_EXERCISE BRIEF_
Omit all images. Write out the rest of the material exactly.

_SUPPLIED MATERIAL_
»»

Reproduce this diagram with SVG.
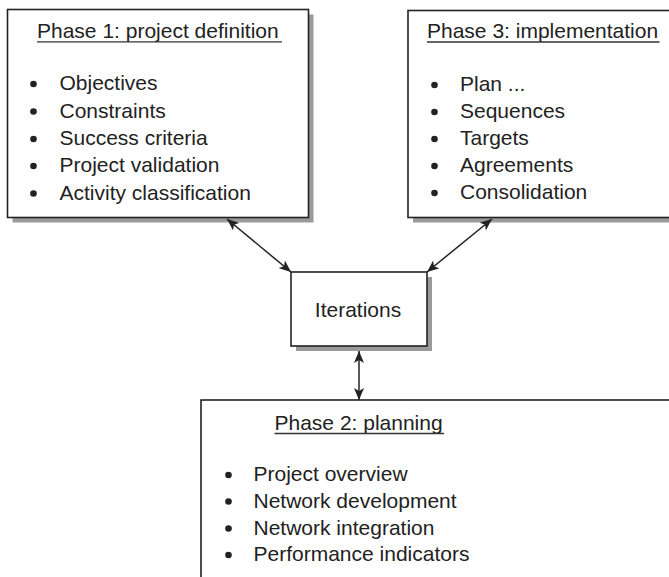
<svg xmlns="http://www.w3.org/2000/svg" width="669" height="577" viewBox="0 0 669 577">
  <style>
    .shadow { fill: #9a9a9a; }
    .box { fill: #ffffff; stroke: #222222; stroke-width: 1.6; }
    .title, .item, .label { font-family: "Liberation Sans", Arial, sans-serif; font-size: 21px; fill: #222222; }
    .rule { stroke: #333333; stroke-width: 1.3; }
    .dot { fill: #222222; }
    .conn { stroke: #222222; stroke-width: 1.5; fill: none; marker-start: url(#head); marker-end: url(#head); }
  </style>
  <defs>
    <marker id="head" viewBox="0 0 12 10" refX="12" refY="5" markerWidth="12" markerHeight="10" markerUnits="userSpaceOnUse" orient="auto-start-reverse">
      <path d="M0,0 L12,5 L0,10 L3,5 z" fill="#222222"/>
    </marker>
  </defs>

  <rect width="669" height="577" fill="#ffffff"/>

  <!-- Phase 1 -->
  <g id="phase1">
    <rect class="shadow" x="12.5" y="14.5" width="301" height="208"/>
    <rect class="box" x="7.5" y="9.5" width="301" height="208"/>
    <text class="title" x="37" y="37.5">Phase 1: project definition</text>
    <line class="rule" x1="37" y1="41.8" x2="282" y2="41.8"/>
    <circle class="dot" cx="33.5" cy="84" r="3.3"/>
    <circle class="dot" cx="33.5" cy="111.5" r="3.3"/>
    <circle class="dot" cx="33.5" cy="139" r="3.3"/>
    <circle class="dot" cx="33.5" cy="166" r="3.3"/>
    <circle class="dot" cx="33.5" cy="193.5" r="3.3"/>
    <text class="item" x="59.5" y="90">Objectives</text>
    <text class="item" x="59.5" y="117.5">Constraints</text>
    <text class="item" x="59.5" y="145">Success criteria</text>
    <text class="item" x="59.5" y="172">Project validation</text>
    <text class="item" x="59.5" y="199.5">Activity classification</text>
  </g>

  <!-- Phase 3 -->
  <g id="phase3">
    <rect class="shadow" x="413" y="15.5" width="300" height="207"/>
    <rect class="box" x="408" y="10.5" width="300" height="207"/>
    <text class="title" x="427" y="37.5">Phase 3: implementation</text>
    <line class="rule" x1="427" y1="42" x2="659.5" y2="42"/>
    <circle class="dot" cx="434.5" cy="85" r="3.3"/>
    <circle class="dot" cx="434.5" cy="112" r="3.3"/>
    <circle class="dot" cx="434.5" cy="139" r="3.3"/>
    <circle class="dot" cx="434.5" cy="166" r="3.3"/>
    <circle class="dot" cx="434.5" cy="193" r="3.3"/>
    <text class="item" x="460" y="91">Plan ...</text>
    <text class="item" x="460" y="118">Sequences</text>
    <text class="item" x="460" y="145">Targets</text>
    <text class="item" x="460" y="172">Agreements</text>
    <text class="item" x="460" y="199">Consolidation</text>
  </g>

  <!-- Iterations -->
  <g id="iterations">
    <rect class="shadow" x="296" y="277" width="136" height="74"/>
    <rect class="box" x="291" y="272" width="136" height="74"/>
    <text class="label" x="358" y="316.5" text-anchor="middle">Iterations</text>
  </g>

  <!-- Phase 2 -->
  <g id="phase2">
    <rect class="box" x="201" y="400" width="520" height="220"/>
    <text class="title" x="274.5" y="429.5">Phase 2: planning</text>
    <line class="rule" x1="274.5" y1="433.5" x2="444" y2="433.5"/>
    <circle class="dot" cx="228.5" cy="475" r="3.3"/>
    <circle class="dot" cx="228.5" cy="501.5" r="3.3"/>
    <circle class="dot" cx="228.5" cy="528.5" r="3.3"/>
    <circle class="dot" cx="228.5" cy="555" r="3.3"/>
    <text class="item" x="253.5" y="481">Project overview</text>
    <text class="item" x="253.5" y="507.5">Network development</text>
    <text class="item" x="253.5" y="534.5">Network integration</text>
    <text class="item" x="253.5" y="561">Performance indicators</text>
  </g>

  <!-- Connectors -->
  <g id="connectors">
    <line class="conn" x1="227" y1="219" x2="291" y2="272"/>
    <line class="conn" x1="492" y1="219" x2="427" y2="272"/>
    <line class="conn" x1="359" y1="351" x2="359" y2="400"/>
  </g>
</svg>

««

_SOLUTION TO THE EXERCISE_
Reproduce this diagram with SVG.
<svg xmlns="http://www.w3.org/2000/svg" width="669" height="577" viewBox="0 0 669 577">
  <style>
    .shadow { fill: #9a9a9a; }
    .box { fill: #ffffff; stroke: #222222; stroke-width: 1.6; }
    .title, .item, .label { font-family: "Liberation Sans", Arial, sans-serif; font-size: 21px; fill: #222222; }
    .rule { stroke: #333333; stroke-width: 1.3; }
    .dot { fill: #222222; }
    .conn { stroke: #222222; stroke-width: 1.5; fill: none; marker-start: url(#head); marker-end: url(#head); }
  </style>
  <defs>
    <marker id="head" viewBox="0 0 12 10" refX="12" refY="5" markerWidth="12" markerHeight="10" markerUnits="userSpaceOnUse" orient="auto-start-reverse">
      <path d="M0,0 L12,5 L0,10 L3,5 z" fill="#222222"/>
    </marker>
  </defs>

  <rect width="669" height="577" fill="#ffffff"/>

  <!-- Phase 1 -->
  <g id="phase1">
    <rect class="shadow" x="12.5" y="14.5" width="301" height="208"/>
    <rect class="box" x="7.5" y="9.5" width="301" height="208"/>
    <text class="title" x="37" y="37.5">Phase 1: project definition</text>
    <line class="rule" x1="37" y1="41.8" x2="282" y2="41.8"/>
    <circle class="dot" cx="33.5" cy="84" r="3.3"/>
    <circle class="dot" cx="33.5" cy="111.5" r="3.3"/>
    <circle class="dot" cx="33.5" cy="139" r="3.3"/>
    <circle class="dot" cx="33.5" cy="166" r="3.3"/>
    <circle class="dot" cx="33.5" cy="193.5" r="3.3"/>
    <text class="item" x="59.5" y="90">Objectives</text>
    <text class="item" x="59.5" y="117.5">Constraints</text>
    <text class="item" x="59.5" y="145">Success criteria</text>
    <text class="item" x="59.5" y="172">Project validation</text>
    <text class="item" x="59.5" y="199.5">Activity classification</text>
  </g>

  <!-- Phase 3 -->
  <g id="phase3">
    <rect class="shadow" x="413" y="15.5" width="300" height="207"/>
    <rect class="box" x="408" y="10.5" width="300" height="207"/>
    <text class="title" x="427" y="37.5">Phase 3: implementation</text>
    <line class="rule" x1="427" y1="42" x2="659.5" y2="42"/>
    <circle class="dot" cx="434.5" cy="85" r="3.3"/>
    <circle class="dot" cx="434.5" cy="112" r="3.3"/>
    <circle class="dot" cx="434.5" cy="139" r="3.3"/>
    <circle class="dot" cx="434.5" cy="166" r="3.3"/>
    <circle class="dot" cx="434.5" cy="193" r="3.3"/>
    <text class="item" x="460" y="91">Plan ...</text>
    <text class="item" x="460" y="118">Sequences</text>
    <text class="item" x="460" y="145">Targets</text>
    <text class="item" x="460" y="172">Agreements</text>
    <text class="item" x="460" y="199">Consolidation</text>
  </g>

  <!-- Iterations -->
  <g id="iterations">
    <rect class="shadow" x="296" y="277" width="136" height="74"/>
    <rect class="box" x="291" y="272" width="136" height="74"/>
    <text class="label" x="358" y="316.5" text-anchor="middle">Iterations</text>
  </g>

  <!-- Phase 2 -->
  <g id="phase2">
    <rect class="box" x="201" y="400" width="520" height="220"/>
    <text class="title" x="274.5" y="429.5">Phase 2: planning</text>
    <line class="rule" x1="274.5" y1="433.5" x2="444" y2="433.5"/>
    <circle class="dot" cx="228.5" cy="475" r="3.3"/>
    <circle class="dot" cx="228.5" cy="501.5" r="3.3"/>
    <circle class="dot" cx="228.5" cy="528.5" r="3.3"/>
    <circle class="dot" cx="228.5" cy="555" r="3.3"/>
    <text class="item" x="253.5" y="481">Project overview</text>
    <text class="item" x="253.5" y="507.5">Network development</text>
    <text class="item" x="253.5" y="534.5">Network integration</text>
    <text class="item" x="253.5" y="561">Performance indicators</text>
  </g>

  <!-- Connectors -->
  <g id="connectors">
    <line class="conn" x1="227" y1="219" x2="291" y2="272"/>
    <line class="conn" x1="492" y1="219" x2="427" y2="272"/>
    <line class="conn" x1="359" y1="351" x2="359" y2="400"/>
  </g>
</svg>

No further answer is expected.